**SHORT PROBLEM:** Copy exactly the lines from the start of the material through the line with "return 1 - py / H". Pictures stay out of the copy.

#### DATASET SECTION

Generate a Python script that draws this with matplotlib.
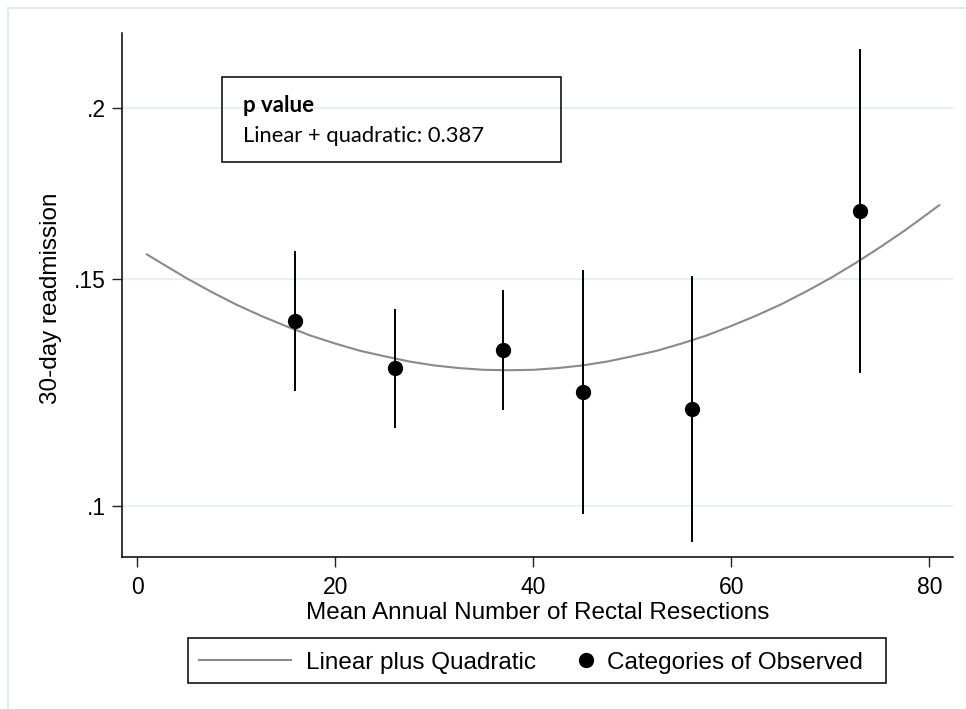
import matplotlib
matplotlib.use("Agg")
import matplotlib.pyplot as plt
from matplotlib.patches import Rectangle
from matplotlib.lines import Line2D
from matplotlib.ticker import NullLocator

# Observed categories (mean annual volume vs 30-day readmission, with 95% CI)
volume = [16, 26, 37, 45, 56, 73]
readmit = [0.1394, 0.1283, 0.1325, 0.1229, 0.1192, 0.1685]
ci_low = [0.1232, 0.1153, 0.1190, 0.0985, 0.0936, 0.1272]
ci_high = [0.1575, 0.1423, 0.1471, 0.1523, 0.1508, 0.2198]

# Fitted linear + quadratic curve
fit_x = [1, 2.5, 5, 7.5, 10, 12.5, 15, 17.5, 20, 22.5, 25, 27.5, 30, 32.5, 35, 37.5,
         40, 42.5, 45, 47.5, 50, 52.5, 55, 57.5, 60, 62.5, 65, 67.5, 70, 72.5, 75,
         77.5, 80, 81]
fit_y = [0.1565, 0.1541, 0.1502, 0.1467, 0.1435, 0.1407, 0.1382, 0.1359, 0.1340,
         0.1323, 0.1310, 0.1298, 0.1289, 0.1283, 0.1279, 0.1278, 0.1279, 0.1283,
         0.1289, 0.1298, 0.1310, 0.1323, 0.1340, 0.1359, 0.1382, 0.1407, 0.1435,
         0.1467, 0.1502, 0.1541, 0.1584, 0.1630, 0.1681, 0.1702]

y_ticks = [0.1, 0.15, 0.2]
y_tick_labels = [".1", ".15", ".2"]
x_ticks = [0, 20, 40, 60, 80]

W, H = 966, 709
fig = plt.figure(figsize=(W / 100, H / 100), dpi=100)
plt.rcParams["font.family"] = ["Liberation Sans", "DejaVu Sans"]

def fx(px):
    return px / W

def fy(py):
    return 1 - py / H

# light outer graph-region border (only top and left visible)
fig.patches.append(Rectangle((fx(8), -0.5), 2, fy(8) + 0.5, transform=fig.transFigure,
                             fill=False, edgecolor="#e3ebee", lw=1.5))

ax = fig.add_axes([fx(121.7), fy(557.3), fx(953 - 121.7), (557.3 - 33) / H])
ax.set_yscale("logit")
ax.set_xlim(-1.545, 82.39)
ax.set_ylim(0.09098, 0.2256)

ax.plot(fit_x, fit_y, color="#8a8a8a", lw=1.5, zorder=2, solid_joinstyle="round")
ax.vlines(volume, ci_low, ci_high, color="black", lw=1.4, zorder=3)
ax.plot(volume, readmit, "o", color="black", ms=10, zorder=4)

ax.set_yticks(y_ticks, y_tick_labels)
ax.yaxis.set_minor_locator(NullLocator())
ax.set_xticks(x_ticks)
ax.grid(axis="y", color="#e8f0f2", lw=1.5, zorder=0)
ax.set_axisbelow(True)

for s in ["top", "right"]:
    ax.spines[s].set_visible(False)
for s in ["left", "bottom"]:
    ax.spines[s].set_linewidth(1.1)
ax.tick_params(axis="both", direction="out", length=7.2, width=1.0, labelsize=16.5, color="#222222")
ax.tick_params(axis="x", pad=6.3)
ax.tick_params(axis="y", pad=4.3)

fig.text(fx(537.4), fy(619.3), "Mean Annual Number of Rectal Resections",
         ha="center", va="baseline", fontsize=17.5)
fig.text(fx(51), fy(298), "30-day readmission", rotation=90,
         ha="center", va="center", fontsize=17.5)

# p value box
fig.patches.append(Rectangle((fx(222.3), fy(161.7)), fx(561 - 222.3), (161.7 - 77.3) / H,
                             transform=fig.transFigure, fill=False, edgecolor="black", lw=1.1))
fig.text(fx(243.3), fy(111.7), "p value", fontweight="bold", fontsize=16,
         family=["Lato", "DejaVu Sans"], va="baseline")
fig.text(fx(243.3), fy(142.3), "Linear + quadratic: 0.387", fontsize=15.8,
         family=["Lato", "DejaVu Sans"], va="baseline")

# legend below the plot
fig.patches.append(Rectangle((fx(188.3), fy(682.7)), fx(886 - 188.3), (682.7 - 637.7) / H,
                             transform=fig.transFigure, fill=False, edgecolor="black", lw=1.1))
fig.lines.append(Line2D([fx(199.3), fx(290.7)], [fy(659.7), fy(659.7)],
                        transform=fig.transFigure, color="#8a8a8a", lw=1.5))
fig.lines.append(Line2D([fx(585.7)], [fy(659.7)], transform=fig.transFigure,
                        marker="o", color="black", ms=10, ls="none"))
fig.text(fx(306), fy(669.3), "Linear plus Quadratic", fontsize=17.5, va="baseline")
fig.text(fx(606.7), fy(669.3), "Categories of Observed", fontsize=17.5, va="baseline")

fig.savefig("out.png", dpi=100, facecolor="white")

########

**ANSWER TO THE EXERCISE:**
Generate a Python script that draws this with matplotlib.
import matplotlib
matplotlib.use("Agg")
import matplotlib.pyplot as plt
from matplotlib.patches import Rectangle
from matplotlib.lines import Line2D
from matplotlib.ticker import NullLocator

# Observed categories (mean annual volume vs 30-day readmission, with 95% CI)
volume = [16, 26, 37, 45, 56, 73]
readmit = [0.1394, 0.1283, 0.1325, 0.1229, 0.1192, 0.1685]
ci_low = [0.1232, 0.1153, 0.1190, 0.0985, 0.0936, 0.1272]
ci_high = [0.1575, 0.1423, 0.1471, 0.1523, 0.1508, 0.2198]

# Fitted linear + quadratic curve
fit_x = [1, 2.5, 5, 7.5, 10, 12.5, 15, 17.5, 20, 22.5, 25, 27.5, 30, 32.5, 35, 37.5,
         40, 42.5, 45, 47.5, 50, 52.5, 55, 57.5, 60, 62.5, 65, 67.5, 70, 72.5, 75,
         77.5, 80, 81]
fit_y = [0.1565, 0.1541, 0.1502, 0.1467, 0.1435, 0.1407, 0.1382, 0.1359, 0.1340,
         0.1323, 0.1310, 0.1298, 0.1289, 0.1283, 0.1279, 0.1278, 0.1279, 0.1283,
         0.1289, 0.1298, 0.1310, 0.1323, 0.1340, 0.1359, 0.1382, 0.1407, 0.1435,
         0.1467, 0.1502, 0.1541, 0.1584, 0.1630, 0.1681, 0.1702]

y_ticks = [0.1, 0.15, 0.2]
y_tick_labels = [".1", ".15", ".2"]
x_ticks = [0, 20, 40, 60, 80]

W, H = 966, 709
fig = plt.figure(figsize=(W / 100, H / 100), dpi=100)
plt.rcParams["font.family"] = ["Liberation Sans", "DejaVu Sans"]

def fx(px):
    return px / W

def fy(py):
    return 1 - py / H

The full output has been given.